Houston Chronicle

Muslim groups raise eyebrow at jail sentence

- By Dane Schiller dane.schiller@chron.com twitter.com/daneschill­er

Two national Muslim groups are questionin­g the sentence given to a Katy man who planned to launch an “American Insurgent Movement” by spraying a mosque with gunfire, as well as rob an armored car and kill a state trooper before heading to Washington to unleash more bloodshed.

Robert James Talbot recently was sentenced in Houston to just under seven years by U.S. District Judge Ewing Werlein Jr. Prosecutor­s asked he get 20.

“It sends the message that the penalty will depend on who you target and who you are,” Ibrahim Hooper, a spokesman for the Council on American-Islamic Relations, said Monday.

“In this case, Muslims were targeted and the perpetrato­r was not Muslim,” said Hooper, whose group is a Washington, D.C.-based civil rights and advocacy organizati­on. “If it would have been reversed, the outcome would have been much different.”

Talbot’s lawyer, Winifred Akins Pastorini, said Talbot had mental health issues, apologized for his actions and was trying to get better.

Talbot, 39, didn’t conspire with an army of supporters but with undercover government agents who got close to him to make a case, she said.

“I was so impressed with Judge Werlein’s compassion for someone who is showing he was not himself when this happened; and nobody was injured; and he is doing everything in his power to get help,” she said.

“Here is a man who said, ‘I was not in my right mind. There were issues I didn’t even know I had that caused me to think crazy thoughts.’”

Rabiah Ahmed, spokeswoma­n for the Muslim Public Affairs Council, commended law enforcemen­t for preventing an attack, but also questioned the outcome.

“Terrorism is terrorism — regardless of where it happens and who commits it — it should be responded to by equal measure across the board,” said Ahmed, whose group has staff in Washington, D.C. and Los Angeles.

When Talbot was arrested in 2014 by a Houston-based Joint Terrorism Task Force, he allegedly wanted to attack a mosque during a prayer session when it would be most crowded.

As the FBI monitored Talbot, it quietly inserted undercover agents and civilian informants into his life.

One posed as an oil platform worker who could get explosives and another pretended to have contacts in another militia movement.

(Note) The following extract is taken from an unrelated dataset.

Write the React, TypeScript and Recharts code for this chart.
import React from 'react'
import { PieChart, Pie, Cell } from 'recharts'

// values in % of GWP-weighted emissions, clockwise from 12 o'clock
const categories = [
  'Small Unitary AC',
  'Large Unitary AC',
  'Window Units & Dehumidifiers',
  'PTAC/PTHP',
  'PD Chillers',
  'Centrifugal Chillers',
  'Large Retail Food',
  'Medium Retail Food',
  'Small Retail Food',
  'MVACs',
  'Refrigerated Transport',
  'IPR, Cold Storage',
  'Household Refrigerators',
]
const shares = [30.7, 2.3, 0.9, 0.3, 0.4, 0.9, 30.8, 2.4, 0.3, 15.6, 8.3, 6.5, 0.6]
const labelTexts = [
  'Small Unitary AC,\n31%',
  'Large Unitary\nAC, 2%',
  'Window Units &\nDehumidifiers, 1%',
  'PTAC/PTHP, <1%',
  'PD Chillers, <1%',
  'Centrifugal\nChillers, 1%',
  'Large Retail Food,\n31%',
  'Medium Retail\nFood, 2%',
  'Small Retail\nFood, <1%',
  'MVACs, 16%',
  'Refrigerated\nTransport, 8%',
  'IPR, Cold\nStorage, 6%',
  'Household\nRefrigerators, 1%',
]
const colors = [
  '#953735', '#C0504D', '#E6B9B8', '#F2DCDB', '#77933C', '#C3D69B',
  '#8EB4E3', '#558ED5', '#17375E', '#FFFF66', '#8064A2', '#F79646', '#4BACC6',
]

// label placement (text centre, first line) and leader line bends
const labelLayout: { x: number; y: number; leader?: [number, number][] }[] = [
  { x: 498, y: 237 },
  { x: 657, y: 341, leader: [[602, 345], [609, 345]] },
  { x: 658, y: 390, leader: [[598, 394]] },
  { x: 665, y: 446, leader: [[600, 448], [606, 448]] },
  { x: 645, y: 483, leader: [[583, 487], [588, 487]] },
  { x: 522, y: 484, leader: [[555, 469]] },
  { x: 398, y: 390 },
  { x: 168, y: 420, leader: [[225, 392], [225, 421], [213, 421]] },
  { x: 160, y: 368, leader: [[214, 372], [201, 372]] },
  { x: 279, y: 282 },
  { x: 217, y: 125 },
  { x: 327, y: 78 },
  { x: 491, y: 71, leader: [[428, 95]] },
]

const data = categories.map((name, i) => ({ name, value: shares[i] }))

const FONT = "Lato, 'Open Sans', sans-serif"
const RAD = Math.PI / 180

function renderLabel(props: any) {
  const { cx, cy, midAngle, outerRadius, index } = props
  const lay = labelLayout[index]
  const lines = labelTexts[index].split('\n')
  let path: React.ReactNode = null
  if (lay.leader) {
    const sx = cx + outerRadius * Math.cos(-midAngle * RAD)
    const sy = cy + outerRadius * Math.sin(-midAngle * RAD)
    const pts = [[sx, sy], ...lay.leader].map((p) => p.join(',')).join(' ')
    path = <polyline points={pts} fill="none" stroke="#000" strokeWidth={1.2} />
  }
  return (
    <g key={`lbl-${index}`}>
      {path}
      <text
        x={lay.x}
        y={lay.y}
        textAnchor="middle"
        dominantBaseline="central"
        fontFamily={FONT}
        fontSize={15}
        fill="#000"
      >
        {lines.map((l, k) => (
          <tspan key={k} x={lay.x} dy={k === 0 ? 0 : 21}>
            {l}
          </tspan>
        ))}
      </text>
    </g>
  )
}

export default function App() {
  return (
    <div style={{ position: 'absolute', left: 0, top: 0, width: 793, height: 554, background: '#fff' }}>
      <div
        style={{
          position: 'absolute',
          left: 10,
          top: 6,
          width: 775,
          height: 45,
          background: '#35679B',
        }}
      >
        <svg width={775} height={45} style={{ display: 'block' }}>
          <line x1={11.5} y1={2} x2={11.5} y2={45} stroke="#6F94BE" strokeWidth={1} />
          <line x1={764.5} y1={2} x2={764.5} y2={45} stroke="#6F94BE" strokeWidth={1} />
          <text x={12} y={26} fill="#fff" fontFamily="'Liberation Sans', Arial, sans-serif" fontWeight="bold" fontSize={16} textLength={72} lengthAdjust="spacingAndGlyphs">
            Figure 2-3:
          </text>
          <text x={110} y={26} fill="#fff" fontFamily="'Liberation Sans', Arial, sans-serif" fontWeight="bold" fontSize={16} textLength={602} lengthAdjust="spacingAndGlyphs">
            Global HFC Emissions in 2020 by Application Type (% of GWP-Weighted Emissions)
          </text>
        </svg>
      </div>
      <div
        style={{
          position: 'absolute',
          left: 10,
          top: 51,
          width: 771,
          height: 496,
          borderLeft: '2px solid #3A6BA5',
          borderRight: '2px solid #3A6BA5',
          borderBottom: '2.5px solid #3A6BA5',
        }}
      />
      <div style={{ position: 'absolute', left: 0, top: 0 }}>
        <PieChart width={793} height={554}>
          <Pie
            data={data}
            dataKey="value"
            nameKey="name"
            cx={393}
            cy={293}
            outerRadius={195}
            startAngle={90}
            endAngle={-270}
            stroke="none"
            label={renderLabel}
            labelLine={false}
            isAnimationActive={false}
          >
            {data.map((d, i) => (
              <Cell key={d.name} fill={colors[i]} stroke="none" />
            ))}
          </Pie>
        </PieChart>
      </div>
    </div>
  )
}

Talbot allegedly spelled out his plans, which included sending “that White House worthless piece of dirt and his Muslim brotherhoo­d a message they will never forget,” according to an affidavit used to file charges against him.

Talbot is accused of telling the undercover agents he needed to rob banks and armored cars for funds to buy bigger weapons.

There was also a personal score to settle for Talbot, who said he wanted to kill a Texas state trooper who arrested him in January for driving under the influence, and set a trap for more officers.

Hooper, of the Council on American-Islamic Relations, said the sentence wasn’t suitable given the allegation­s.

“It seems the prosecutor­s were doing their job and the FBI was doing its job,” he said. “You’d have to ask the judge why he felt six and a half years was an appropriat­e sentence for someone plotting a massacre.”